Raw data =>
* START *

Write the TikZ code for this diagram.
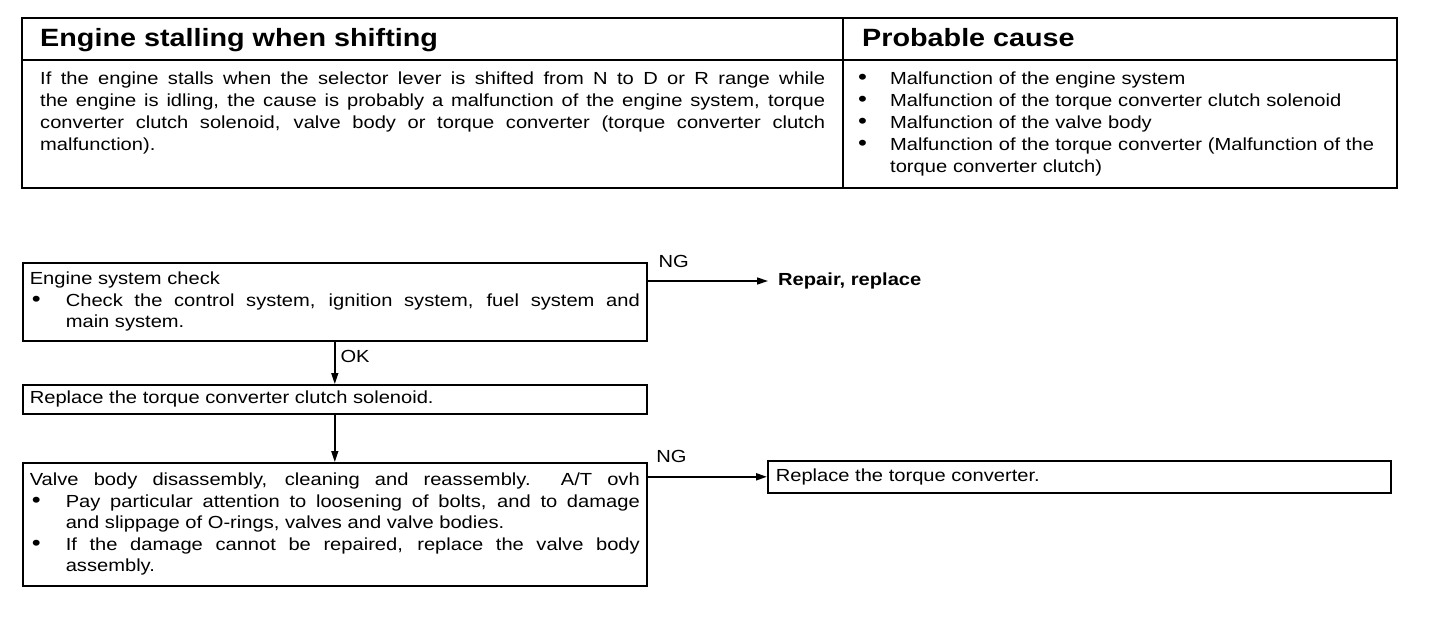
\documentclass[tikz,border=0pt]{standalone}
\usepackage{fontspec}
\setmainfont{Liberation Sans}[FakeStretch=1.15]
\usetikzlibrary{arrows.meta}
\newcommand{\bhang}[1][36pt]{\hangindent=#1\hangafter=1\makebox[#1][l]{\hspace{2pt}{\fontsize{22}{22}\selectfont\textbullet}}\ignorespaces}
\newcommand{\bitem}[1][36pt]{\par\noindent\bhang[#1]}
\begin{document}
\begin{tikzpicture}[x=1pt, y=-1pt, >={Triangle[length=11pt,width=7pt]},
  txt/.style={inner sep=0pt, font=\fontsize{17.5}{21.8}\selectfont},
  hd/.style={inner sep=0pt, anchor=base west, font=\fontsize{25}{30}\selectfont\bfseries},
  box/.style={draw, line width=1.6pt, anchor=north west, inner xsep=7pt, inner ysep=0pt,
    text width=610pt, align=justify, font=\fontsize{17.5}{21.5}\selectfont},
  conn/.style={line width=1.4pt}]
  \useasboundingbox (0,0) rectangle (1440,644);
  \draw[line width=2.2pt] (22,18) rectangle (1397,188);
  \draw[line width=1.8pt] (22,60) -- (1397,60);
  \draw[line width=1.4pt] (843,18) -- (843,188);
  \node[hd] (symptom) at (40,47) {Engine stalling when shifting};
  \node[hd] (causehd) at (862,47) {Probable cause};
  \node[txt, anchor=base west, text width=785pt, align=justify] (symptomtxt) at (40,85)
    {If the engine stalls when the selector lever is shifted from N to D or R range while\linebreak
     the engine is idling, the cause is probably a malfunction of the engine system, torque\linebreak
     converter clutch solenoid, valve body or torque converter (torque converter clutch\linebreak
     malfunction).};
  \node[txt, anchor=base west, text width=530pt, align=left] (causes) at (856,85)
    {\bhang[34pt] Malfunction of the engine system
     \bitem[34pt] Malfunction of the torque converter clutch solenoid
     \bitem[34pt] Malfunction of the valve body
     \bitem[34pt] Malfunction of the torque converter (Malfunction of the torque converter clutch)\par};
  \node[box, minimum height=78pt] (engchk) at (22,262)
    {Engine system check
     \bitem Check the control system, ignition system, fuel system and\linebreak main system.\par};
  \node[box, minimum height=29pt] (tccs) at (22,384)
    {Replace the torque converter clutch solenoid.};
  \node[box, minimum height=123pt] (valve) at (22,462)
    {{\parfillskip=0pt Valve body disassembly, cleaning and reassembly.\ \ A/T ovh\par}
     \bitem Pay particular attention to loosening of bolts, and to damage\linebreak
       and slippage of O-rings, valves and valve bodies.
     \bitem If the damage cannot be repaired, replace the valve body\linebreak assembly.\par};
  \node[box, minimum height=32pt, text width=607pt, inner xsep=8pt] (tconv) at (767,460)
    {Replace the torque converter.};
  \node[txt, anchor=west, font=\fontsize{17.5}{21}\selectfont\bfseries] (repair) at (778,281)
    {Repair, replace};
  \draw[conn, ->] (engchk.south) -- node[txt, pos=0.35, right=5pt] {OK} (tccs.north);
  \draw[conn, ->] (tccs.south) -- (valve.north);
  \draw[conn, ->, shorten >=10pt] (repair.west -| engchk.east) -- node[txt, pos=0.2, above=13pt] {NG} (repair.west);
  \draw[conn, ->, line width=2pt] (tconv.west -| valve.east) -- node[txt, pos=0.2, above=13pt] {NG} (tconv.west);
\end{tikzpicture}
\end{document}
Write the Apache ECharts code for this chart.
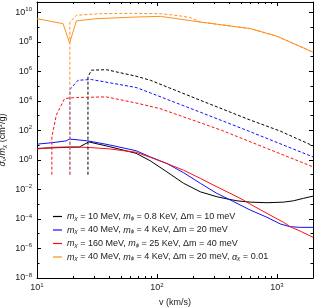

* END *

In your copy, leave out the pictures and reproduce the material above exactly.

Answer to this task =>
Write the TikZ code for this diagram.
\documentclass[tikz,border=0pt]{standalone}
\usepackage{fontspec}
\setmainfont{Liberation Sans}[FakeStretch=1.15]
\usetikzlibrary{arrows.meta}
\newcommand{\bhang}[1][36pt]{\hangindent=#1\hangafter=1\makebox[#1][l]{\hspace{2pt}{\fontsize{22}{22}\selectfont\textbullet}}\ignorespaces}
\newcommand{\bitem}[1][36pt]{\par\noindent\bhang[#1]}
\begin{document}
\begin{tikzpicture}[x=1pt, y=-1pt, >={Triangle[length=11pt,width=7pt]},
  txt/.style={inner sep=0pt, font=\fontsize{17.5}{21.8}\selectfont},
  hd/.style={inner sep=0pt, anchor=base west, font=\fontsize{25}{30}\selectfont\bfseries},
  box/.style={draw, line width=1.6pt, anchor=north west, inner xsep=7pt, inner ysep=0pt,
    text width=610pt, align=justify, font=\fontsize{17.5}{21.5}\selectfont},
  conn/.style={line width=1.4pt}]
  \useasboundingbox (0,0) rectangle (1440,644);
  \draw[line width=2.2pt] (22,18) rectangle (1397,188);
  \draw[line width=1.8pt] (22,60) -- (1397,60);
  \draw[line width=1.4pt] (843,18) -- (843,188);
  \node[hd] (symptom) at (40,47) {Engine stalling when shifting};
  \node[hd] (causehd) at (862,47) {Probable cause};
  \node[txt, anchor=base west, text width=785pt, align=justify] (symptomtxt) at (40,85)
    {If the engine stalls when the selector lever is shifted from N to D or R range while\linebreak
     the engine is idling, the cause is probably a malfunction of the engine system, torque\linebreak
     converter clutch solenoid, valve body or torque converter (torque converter clutch\linebreak
     malfunction).};
  \node[txt, anchor=base west, text width=530pt, align=left] (causes) at (856,85)
    {\bhang[34pt] Malfunction of the engine system
     \bitem[34pt] Malfunction of the torque converter clutch solenoid
     \bitem[34pt] Malfunction of the valve body
     \bitem[34pt] Malfunction of the torque converter (Malfunction of the torque converter clutch)\par};
  \node[box, minimum height=78pt] (engchk) at (22,262)
    {Engine system check
     \bitem Check the control system, ignition system, fuel system and\linebreak main system.\par};
  \node[box, minimum height=29pt] (tccs) at (22,384)
    {Replace the torque converter clutch solenoid.};
  \node[box, minimum height=123pt] (valve) at (22,462)
    {{\parfillskip=0pt Valve body disassembly, cleaning and reassembly.\ \ A/T ovh\par}
     \bitem Pay particular attention to loosening of bolts, and to damage\linebreak
       and slippage of O-rings, valves and valve bodies.
     \bitem If the damage cannot be repaired, replace the valve body\linebreak assembly.\par};
  \node[box, minimum height=32pt, text width=607pt, inner xsep=8pt] (tconv) at (767,460)
    {Replace the torque converter.};
  \node[txt, anchor=west, font=\fontsize{17.5}{21}\selectfont\bfseries] (repair) at (778,281)
    {Repair, replace};
  \draw[conn, ->] (engchk.south) -- node[txt, pos=0.35, right=5pt] {OK} (tccs.north);
  \draw[conn, ->] (tccs.south) -- (valve.north);
  \draw[conn, ->, shorten >=10pt] (repair.west -| engchk.east) -- node[txt, pos=0.2, above=13pt] {NG} (repair.west);
  \draw[conn, ->, line width=2pt] (tconv.west -| valve.east) -- node[txt, pos=0.2, above=13pt] {NG} (tconv.west);
\end{tikzpicture}
\end{document}
Write the Apache ECharts code for this chart.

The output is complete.